Kort Rogge (c. 1425 — 5 April 1501), also known as Rogge Kyle, Konrad Rogge, Cort Rogge, Conradus Roggo gothus and Conradus Roggo de Holmis, was a Swedish bishop, member of the Privy Council of Sweden, and Renaissance humanist.

==Background and studies==
The first mention of Kort Rogge's father in archival sources is from 1423. He had moved to Stockholm from Westphalia, and is listed as a master mason in the 1430s. He appears to have maintained close business links to Gdańsk. Kort Rogge's mother Dorotea, née Horn, was a burgher in Stockholm and is mentioned as a house-owner in 1467, more than ten years after her husband's death. Kort Rogge would later refer to himself as a "citizen of Stockholm" and appears to have maintained close ties to his native city throughout his life.

Rogge studied at Leipzig University between 1446 and 1449, and became a canon in Uppsala upon his return. Already in 1450, however, he left Sweden again, to study mainly canon law at the University of Perugia. He received a doctorate in canon law from the university in 1460 and then returned to Sweden.

==Career==
After his return to Sweden, Rogge entered the chapter of Uppsala Cathedral. During the following decades, he actively, and sometimes with harsh means, sought to promote his own interests and further his career. In 1469, he was chosen by King Charles VIII of Sweden to represent him, together with the chancellor Clas Rytting, at peace negotiations with Denmark in Lübeck. While in Lübeck, he seems to have commissioned an altarpiece for Bälinge Church by Johannes Stenrat. During the 1470s, Rogge systematically increased his engagement with the Diocese of Strängnäs and he was made bishop of the diocese in 1479. As a bishop of Strängnäs, he was also a member of the Privy Council of Sweden. Among his duties within the council was also that of maintaining a rudimentary archive of the state.

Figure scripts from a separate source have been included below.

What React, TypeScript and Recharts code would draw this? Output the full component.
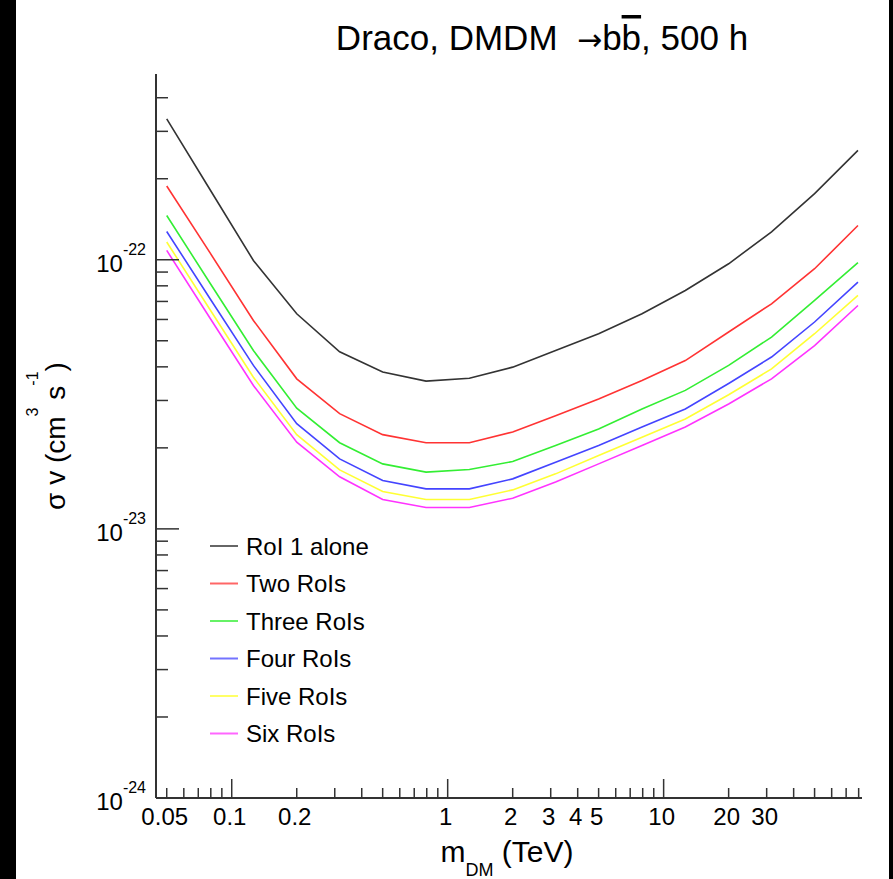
import React from 'react';
import { LineChart, Line, XAxis, YAxis, Legend } from 'recharts';

const FONT = '"Liberation Sans", Arial, Helvetica, sans-serif';

// DM mass (TeV)
const masses = [0.05, 0.0794, 0.126, 0.2, 0.316, 0.5, 0.794, 1.26, 2, 3.16, 5, 7.94, 12.6, 20, 31.6, 50, 79.4];

// <sigma v> upper limits (cm^3 s^-1)
const roi1Alone = [3.34e-22, 1.82e-22, 9.94e-23, 6.3e-23, 4.55e-23, 3.83e-23, 3.54e-23, 3.63e-23, 3.99e-23, 4.6e-23, 5.31e-23, 6.3e-23, 7.69e-23, 9.66e-23, 1.27e-22, 1.76e-22, 2.55e-22];
const twoRois = [1.88e-22, 1.06e-22, 5.95e-23, 3.61e-23, 2.68e-23, 2.24e-23, 2.09e-23, 2.09e-23, 2.29e-23, 2.63e-23, 3.04e-23, 3.56e-23, 4.22e-23, 5.39e-23, 6.86e-23, 9.26e-23, 1.34e-22];
const threeRois = [1.46e-22, 8.18e-23, 4.6e-23, 2.81e-23, 2.09e-23, 1.744e-23, 1.625e-23, 1.661e-23, 1.779e-23, 2.04e-23, 2.35e-23, 2.79e-23, 3.27e-23, 4.05e-23, 5.16e-23, 7.06e-23, 9.75e-23];
const fourRois = [1.274e-22, 7.16e-23, 4.05e-23, 2.46e-23, 1.82e-23, 1.512e-23, 1.408e-23, 1.408e-23, 1.534e-23, 1.77e-23, 2.04e-23, 2.39e-23, 2.79e-23, 3.47e-23, 4.35e-23, 5.87e-23, 8.26e-23];
const fiveRois = [1.164e-22, 6.52e-23, 3.66e-23, 2.24e-23, 1.657e-23, 1.376e-23, 1.285e-23, 1.285e-23, 1.396e-23, 1.601e-23, 1.873e-23, 2.19e-23, 2.56e-23, 3.15e-23, 3.93e-23, 5.31e-23, 7.37e-23];
const sixRois = [1.083e-22, 6.06e-23, 3.41e-23, 2.1e-23, 1.561e-23, 1.285e-23, 1.2e-23, 1.2e-23, 1.3e-23, 1.492e-23, 1.744e-23, 2.04e-23, 2.39e-23, 2.91e-23, 3.61e-23, 4.8e-23, 6.76e-23];

const seriesKeys = ['roi1', 'roi2', 'roi3', 'roi4', 'roi5', 'roi6'];
const seriesNames = ['RoI 1 alone', 'Two RoIs', 'Three RoIs', 'Four RoIs', 'Five RoIs', 'Six RoIs'];
const seriesColors = ['#333333', '#ff3333', '#33ee33', '#4444ff', '#ffff33', '#ff33ff'];
const seriesValues = [roi1Alone, twoRois, threeRois, fourRois, fiveRois, sixRois];

// axis ticks
const xTicks = [0.05, 0.06, 0.07, 0.08, 0.09, 0.1, 0.2, 0.3, 0.4, 0.5, 0.6, 0.7, 0.8, 0.9, 1, 2, 3, 4, 5, 6, 7, 8, 9, 10, 20, 30, 40, 50, 60, 70, 80];
const xMajorTicks = [0.1, 1, 10];
const xLabeledTicks = [0.05, 0.1, 0.2, 1, 2, 3, 4, 5, 10, 20, 30];
const xDomain = [0.0446, 82.9];

const yTicks = [
  1e-24, 2e-24, 3e-24, 4e-24, 5e-24, 6e-24, 7e-24, 8e-24, 9e-24,
  1e-23, 2e-23, 3e-23, 4e-23, 5e-23, 6e-23, 7e-23, 8e-23, 9e-23,
  1e-22, 2e-22, 3e-22, 4e-22,
];
const yMajorTicks = [1e-24, 1e-23, 1e-22];
const yMajorExponents = ['-24', '-23', '-22'];
const yDomain = [1e-24, 4.9e-22];

const data = masses.map((m, i) => {
  const row: Record<string, number> = { mass: m };
  seriesKeys.forEach((k, j) => {
    row[k] = seriesValues[j][i];
  });
  return row;
});

const XTick = (props: any) => {
  const { x, y, payload } = props;
  const v = payload.value;
  const major = xMajorTicks.includes(v);
  const labeled = xLabeledTicks.includes(v);
  return (
    <g>
      <line x1={x} x2={x} y1={y} y2={y - (major ? 19 : 10)} stroke="#333" strokeWidth={1.5} />
      {labeled && (
        <text x={x - 2} y={y + 27} textAnchor="middle" fontSize={24} fontFamily={FONT} fill="#000">
          {String(v)}
        </text>
      )}
    </g>
  );
};

const YTick = (props: any) => {
  const { x, y, payload } = props;
  const idx = yMajorTicks.indexOf(payload.value);
  const major = idx >= 0;
  return (
    <g>
      <line x1={x} x2={x + (major ? 23 : 12)} y1={y} y2={y} stroke="#333" strokeWidth={1.5} />
      {major && (
        <text x={x - 10} y={y + 12} textAnchor="end" fontSize={24} fontFamily={FONT} fill="#000">
          10
          <tspan fontSize={16} dy={-17}>{yMajorExponents[idx]}</tspan>
        </text>
      )}
    </g>
  );
};

const renderYLabel = () => (
  <text
    transform="translate(65,436) rotate(-90)"
    textAnchor="middle"
    fontSize={28}
    fontFamily={FONT}
    fill="#000"
  >
    σ v (cm
    <tspan fontSize={16} dy={-27}>3</tspan>
    <tspan dy={27}> s</tspan>
    <tspan fontSize={16} dy={-27}>-1</tspan>
    <tspan dy={27}>)</tspan>
  </text>
);

const renderXLabel = () => (
  <text x={507} y={862} textAnchor="middle" fontSize={30} fontFamily={FONT} fill="#000">
    m
    <tspan fontSize={18} dy={14}>DM</tspan>
    <tspan dy={-14}> (TeV)</tspan>
  </text>
);

const renderLegend = () => (
  <svg width={260} height={230} style={{ display: 'block' }}>
    {seriesNames.map((name, i) => {
      const cy = 21 + i * 37.5;
      return (
        <g key={name}>
          <line x1={10} x2={38} y1={cy} y2={cy} stroke={seriesColors[i]} strokeOpacity={0.75} strokeWidth={2} />
          <text x={46} y={cy + 8.5} fontSize={24} fontFamily={FONT} fill="#000">
            {name}
          </text>
        </g>
      );
    })}
  </svg>
);

export default function App() {
  return (
    <div style={{ position: 'absolute', left: 0, top: 0, width: 893, height: 879, background: '#000', overflow: 'hidden' }}>
      <div style={{ position: 'absolute', left: 16, top: 0, width: 873, height: 879, background: '#fff' }} />
      <div style={{ position: 'absolute', left: 0, top: 0 }}>
        <LineChart width={893} height={879} data={data} margin={{ top: 74, right: 31, bottom: 0, left: 0 }}>
          <XAxis
            dataKey="mass"
            type="number"
            scale="log"
            domain={xDomain}
            allowDataOverflow
            ticks={xTicks}
            interval={0}
            tick={<XTick />}
            tickLine={false}
            tickSize={0}
            tickMargin={0}
            height={81}
            axisLine={{ stroke: '#333', strokeWidth: 2 }}
            label={renderXLabel}
          />
          <XAxis
            xAxisId="top"
            orientation="top"
            dataKey="mass"
            type="number"
            scale="log"
            domain={xDomain}
            allowDataOverflow
            height={0}
            tick={false}
            tickLine={false}
            axisLine={{ stroke: '#333', strokeWidth: 2 }}
          />
          <YAxis
            type="number"
            scale="log"
            domain={yDomain}
            allowDataOverflow
            ticks={yTicks}
            interval={0}
            tick={<YTick />}
            tickLine={false}
            tickSize={0}
            tickMargin={0}
            width={156}
            axisLine={{ stroke: '#333', strokeWidth: 2 }}
            label={renderYLabel}
          />
          <YAxis
            yAxisId="right"
            orientation="right"
            type="number"
            scale="log"
            domain={yDomain}
            allowDataOverflow
            width={0}
            tick={false}
            tickLine={false}
            axisLine={{ stroke: '#333', strokeWidth: 2 }}
          />
          {seriesKeys.map((k, i) => (
            <Line
              key={k}
              type="linear"
              dataKey={k}
              name={seriesNames[i]}
              stroke={seriesColors[i]}
              strokeWidth={1.6}
              dot={false}
              isAnimationActive={false}
            />
          ))}
          <Legend
            layout="vertical"
            align="center"
            verticalAlign="middle"
            content={renderLegend}
            wrapperStyle={{ position: 'absolute', left: 200, top: 525, width: 260, height: 230 }}
          />
          <text x={542} y={50} textAnchor="middle" fontSize={35} fontFamily={FONT} fill="#000">
            Draco, DMDM{'\u00a0\u00a0'}<tspan fontFamily='"DejaVu Sans", sans-serif' fontSize={30}>{'\u2192'}</tspan>b<tspan style={{ textDecoration: 'overline' }}>b</tspan>, 500 h
          </text>
        </LineChart>
      </div>
    </div>
  );
}
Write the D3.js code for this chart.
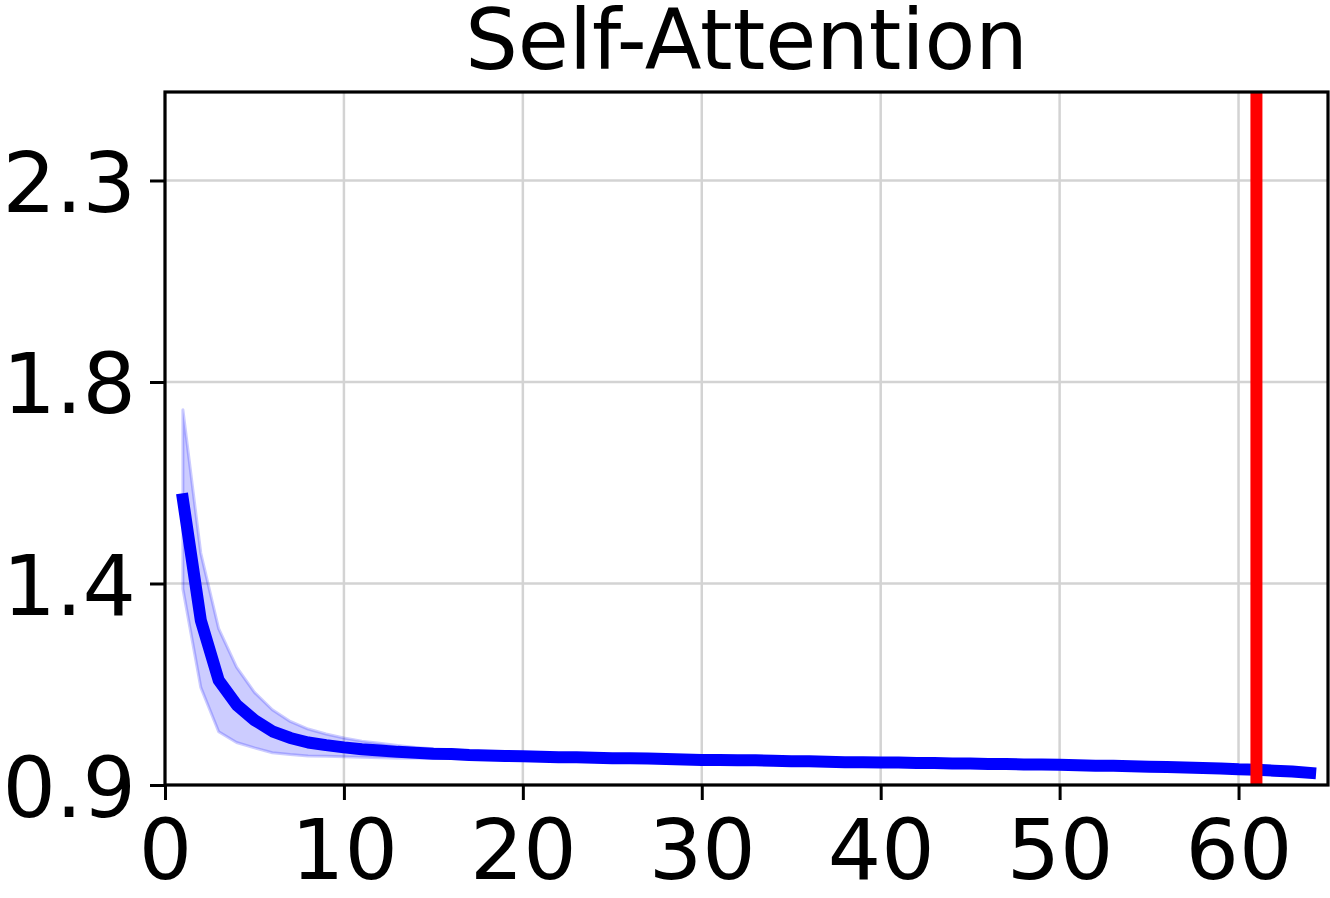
<!DOCTYPE html>
<html>
<head>
<meta charset="utf-8">
<script src="https://cdn.jsdelivr.net/npm/d3@7/dist/d3.min.js"></script>
<style>
  html, body { margin: 0; padding: 0; background: #fff; }
  svg { display: block; }
  text { font-family: "DejaVu Sans", sans-serif; fill: #000; }
</style>
</head>
<body>
<svg id="chart" width="1330" height="898"></svg>
<script>
// ---- data ----
const title = "Self-Attention";
const steps = d3.range(1, 65);
const meanLoss = [
  1.538, 1.268, 1.134, 1.079, 1.045, 1.020, 1.005, 0.995, 0.989, 0.984,
  0.980, 0.977, 0.974, 0.972, 0.970, 0.969, 0.967, 0.966, 0.965, 0.964,
  0.963, 0.962, 0.962, 0.961, 0.960, 0.960, 0.959, 0.958, 0.957, 0.956,
  0.956, 0.955, 0.955, 0.954, 0.953, 0.953, 0.952, 0.951, 0.951, 0.950,
  0.950, 0.949, 0.949, 0.948, 0.948, 0.947, 0.947, 0.946, 0.946, 0.945,
  0.944, 0.943, 0.943, 0.942, 0.941, 0.940, 0.939, 0.938, 0.937, 0.935,
  0.934, 0.932, 0.930, 0.927
];
const spread = [
  0.200, 0.150, 0.115, 0.084, 0.062, 0.048, 0.037, 0.030, 0.025, 0.021,
  0.018, 0.016, 0.014, 0.012, 0.011, 0.010, 0.009, 0.008, 0.008, 0.007,
  0.007, 0.006, 0.006, 0.006, 0.006, 0.005, 0.005, 0.005, 0.005, 0.005,
  0.005, 0.005, 0.005, 0.005, 0.005, 0.005, 0.005, 0.005, 0.005, 0.005,
  0.004, 0.004, 0.004, 0.004, 0.004, 0.004, 0.004, 0.004, 0.004, 0.004,
  0.004, 0.004, 0.004, 0.004, 0.004, 0.004, 0.004, 0.004, 0.004, 0.004,
  0.004, 0.004, 0.004, 0.004
];
const markerStep = 61;
const xTicks = [0, 10, 20, 30, 40, 50, 60];
const yTicks = [0.9, 1.35, 1.8, 2.25];
const yTickLabels = ["0.9", "1.4", "1.8", "2.3"];
const xDomain = [0, 65];
const yDomain = [0.9, 2.4476];

// ---- layout ----
const pL = 165, pR = 1328, pT = 92, pB = 785;
const svg = d3.select("#chart");
const x = d3.scaleLinear().domain(xDomain).range([pL, pR]);
const y = d3.scaleLinear().domain(yDomain).range([pB, pT]);

svg.append("defs").append("clipPath").attr("id", "clip")
  .append("rect").attr("x", pL).attr("y", pT)
  .attr("width", pR - pL).attr("height", pB - pT);

// grid
const grid = svg.append("g");
grid.selectAll(".gx").data(xTicks).enter().append("line")
  .attr("x1", d => x(d)).attr("x2", d => x(d))
  .attr("y1", pT).attr("y2", pB)
  .attr("stroke", "#d3d3d3").attr("stroke-width", 2.5);
grid.selectAll(".gy").data(yTicks).enter().append("line")
  .attr("x1", pL).attr("x2", pR)
  .attr("y1", d => y(d)).attr("y2", d => y(d))
  .attr("stroke", "#d3d3d3").attr("stroke-width", 2.5);

const rows = steps.map((s, i) => ({ s, m: meanLoss[i], lo: meanLoss[i] - spread[i], hi: meanLoss[i] + spread[i] }));

const plot = svg.append("g").attr("clip-path", "url(#clip)");
const area = d3.area().x(d => x(d.s)).y0(d => y(d.lo)).y1(d => y(d.hi));
plot.append("path").datum(rows).attr("d", area)
  .attr("fill", "rgba(0,0,255,0.2)")
  .attr("stroke", "rgba(0,0,255,0.2)").attr("stroke-width", 3)
  .attr("stroke-linejoin", "round");

const line = d3.line().x(d => x(d.s)).y(d => y(d.m));
plot.append("path").datum(rows).attr("d", line)
  .attr("fill", "none").attr("stroke", "#0000ff").attr("stroke-width", 12)
  .attr("stroke-linecap", "square").attr("stroke-linejoin", "round");

plot.append("line")
  .attr("x1", x(markerStep)).attr("x2", x(markerStep))
  .attr("y1", pT).attr("y2", pB)
  .attr("stroke", "#ff0000").attr("stroke-width", 12);

// axes
const xAxis = d3.axisBottom(x).tickValues(xTicks).tickSize(15).tickPadding(20).tickFormat(d3.format("d"));
const gx = svg.append("g").attr("transform", `translate(0,${pB})`).call(xAxis);
gx.select(".domain").remove();
gx.selectAll(".tick line").attr("stroke", "#000").attr("stroke-width", 3);
gx.selectAll(".tick text").attr("font-size", 84).attr("font-family", "DejaVu Sans").attr("dy", null)
  .attr("y", 94).attr("dominant-baseline", "alphabetic");

const yAxis = d3.axisLeft(y).tickValues(yTicks).tickSize(15).tickPadding(14)
  .tickFormat((d, i) => yTickLabels[i]);
const gy = svg.append("g").attr("transform", `translate(${pL},0)`).call(yAxis);
gy.select(".domain").remove();
gy.selectAll(".tick line").attr("stroke", "#000").attr("stroke-width", 3);
gy.selectAll(".tick text").attr("font-size", 84).attr("font-family", "DejaVu Sans")
  .attr("dy", null).attr("y", 31).attr("dominant-baseline", "alphabetic");

// frame
svg.append("rect").attr("x", pL).attr("y", pT)
  .attr("width", pR - pL).attr("height", pB - pT)
  .attr("fill", "none").attr("stroke", "#000").attr("stroke-width", 3.2);

// title
svg.append("text").attr("x", (pL + pR) / 2).attr("y", 69)
  .attr("text-anchor", "middle").attr("font-size", 83).text(title);
</script>
</body>
</html>
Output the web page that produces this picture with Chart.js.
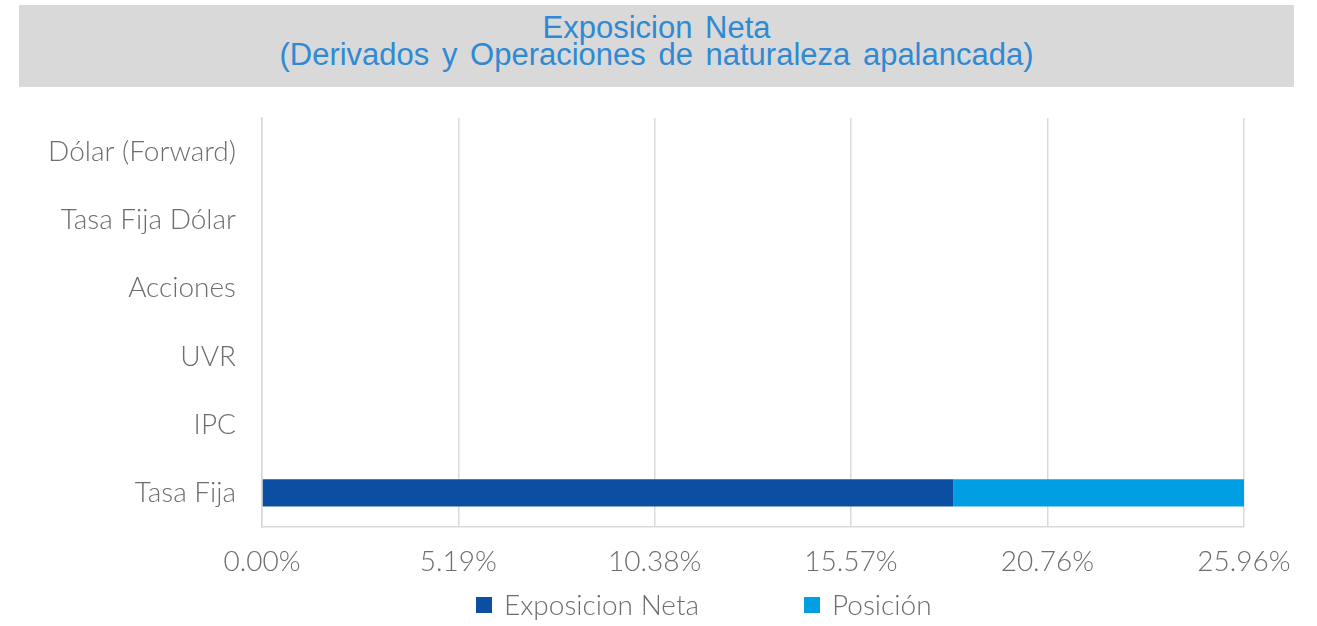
<!DOCTYPE html>
<html>
<head>
<meta charset="utf-8">
<script src="https://cdn.jsdelivr.net/npm/chart.js@4.4.1/dist/chart.umd.min.js"></script>
<style>
  html, body { margin: 0; padding: 0; background: #ffffff; }
  #wrap { position: relative; width: 1317px; height: 626px; }
  #title {
    position: absolute; left: 19px; top: 5px; width: 1275px; height: 82px;
    background: #d9d9d9; color: #2f8ad3; text-align: center;
    font-family: 'Liberation Sans', Arial, sans-serif; font-size: 31px;
    line-height: 27px; word-spacing: 4px;
    box-sizing: border-box; padding-top: 9px;
  }
  canvas { position: absolute; left: 0; top: 0; }
</style>
</head>
<body>
<div id="wrap">
  <canvas id="chart" width="1317" height="626"></canvas>
  <div id="title">Exposicion Neta<br>(Derivados y Operaciones de naturaleza apalancada)</div>
</div>
<script>
// data
const categories = ['Dólar (Forward)', 'Tasa Fija Dólar', 'Acciones', 'UVR', 'IPC', 'Tasa Fija'];
const exposicionNeta = [0, 0, 0, 0, 0, 18.28];
const posicion = [0, 0, 0, 0, 0, 7.68];
const seriesNames = ['Exposicion Neta', 'Posición'];
const xTicks = [0, 5.19, 10.38, 15.57, 20.76, 25.96];

const FONT = "Lato, 'Open Sans', sans-serif";
const TEXT = '#6e6e6e';

// legend drawn at fixed spots, like the original
const bottomLegend = {
  id: 'bottomLegend',
  afterDraw(chart, args, opts) {
    const ctx = chart.ctx;
    ctx.save();
    ctx.font = `300 28px ${FONT}`;
    ctx.textBaseline = 'middle';
    chart.data.datasets.forEach((ds, i) => {
      const x = opts.xs[i];
      ctx.fillStyle = ds.backgroundColor;
      ctx.fillRect(x, opts.y - 8, 16, 16);
      ctx.fillStyle = TEXT;
      ctx.fillText(ds.label, x + 28, opts.y + 1);
    });
    ctx.restore();
  }
};

new Chart(document.getElementById('chart'), {
  type: 'bar',
  data: {
    labels: categories,
    datasets: [
      { label: seriesNames[0], data: exposicionNeta, backgroundColor: '#0b4fa2' },
      { label: seriesNames[1], data: posicion, backgroundColor: '#009fe3' }
    ]
  },
  plugins: [bottomLegend],
  options: {
    indexAxis: 'y',
    responsive: false,
    animation: false,
    layout: { padding: { top: 118, right: 73, bottom: 49, left: 0 } },
    datasets: { bar: { barPercentage: 0.4, categoryPercentage: 1.0 } },
    plugins: {
      legend: { display: false },
      tooltip: { enabled: false },
      bottomLegend: { xs: [476, 804], y: 605 }
    },
    scales: {
      x: {
        stacked: true,
        min: 0,
        max: 25.96,
        afterBuildTicks: (scale) => { scale.ticks = xTicks.map(v => ({ value: v })); },
        afterFit: (scale) => { scale.height = 50; },
        ticks: {
          callback: (v) => v.toFixed(2) + '%',
          font: { family: FONT, size: 28, weight: '300' },
          color: TEXT,
          padding: 18,
          maxRotation: 0
        },
        grid: { color: '#d9d9d9', lineWidth: 1.5, drawTicks: false },
        border: { display: true, color: '#d9d9d9', width: 1.5 }
      },
      y: {
        stacked: true,
        afterFit: (scale) => { scale.width = 262; },
        ticks: {
          font: { family: FONT, size: 28, weight: '300' },
          color: TEXT,
          padding: 26
        },
        grid: { display: false, drawTicks: false },
        border: { display: true, color: '#d9d9d9', width: 1.5 }
      }
    }
  }
});
</script>
</body>
</html>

Rogge has been described as an "energic" bishop of Strängnäs. He initiated a number of reforms, including the introduction of printed books in the Diocese and several refurbishments and construction works at Strängnäs Cathedral. Under his time in office, large construction works changed the appearance of the cathedral and it still largely retains the look it was given under Rogge's time. He also built a brick residence for the bishop adjacent to the cathedral, today called Roggeborgen. He also undertook construction works at his estate Tynnelsö Castle. Furthermore, he ordered two large altarpieces from the atelier of Jan Borman in Brussels for the cathedral, one of which still constitutes the main altar of the cathedral.

==Humanism==
Rogge brought with him a book collection from Italy, which was focused on literature, law and history, and from which theological writings were conspicuously absent. He later donated the library to the cathedral, and it is today housed in his former residence in Strängnäs, Roggeborgen. A speech given by Rogge upon his promotion to doctor and preserved to posterity through his manuscript, has been called the first example of Renaissance humanism within Swedish literature; however, an earlier example of similar kind by another Swedish author does exist.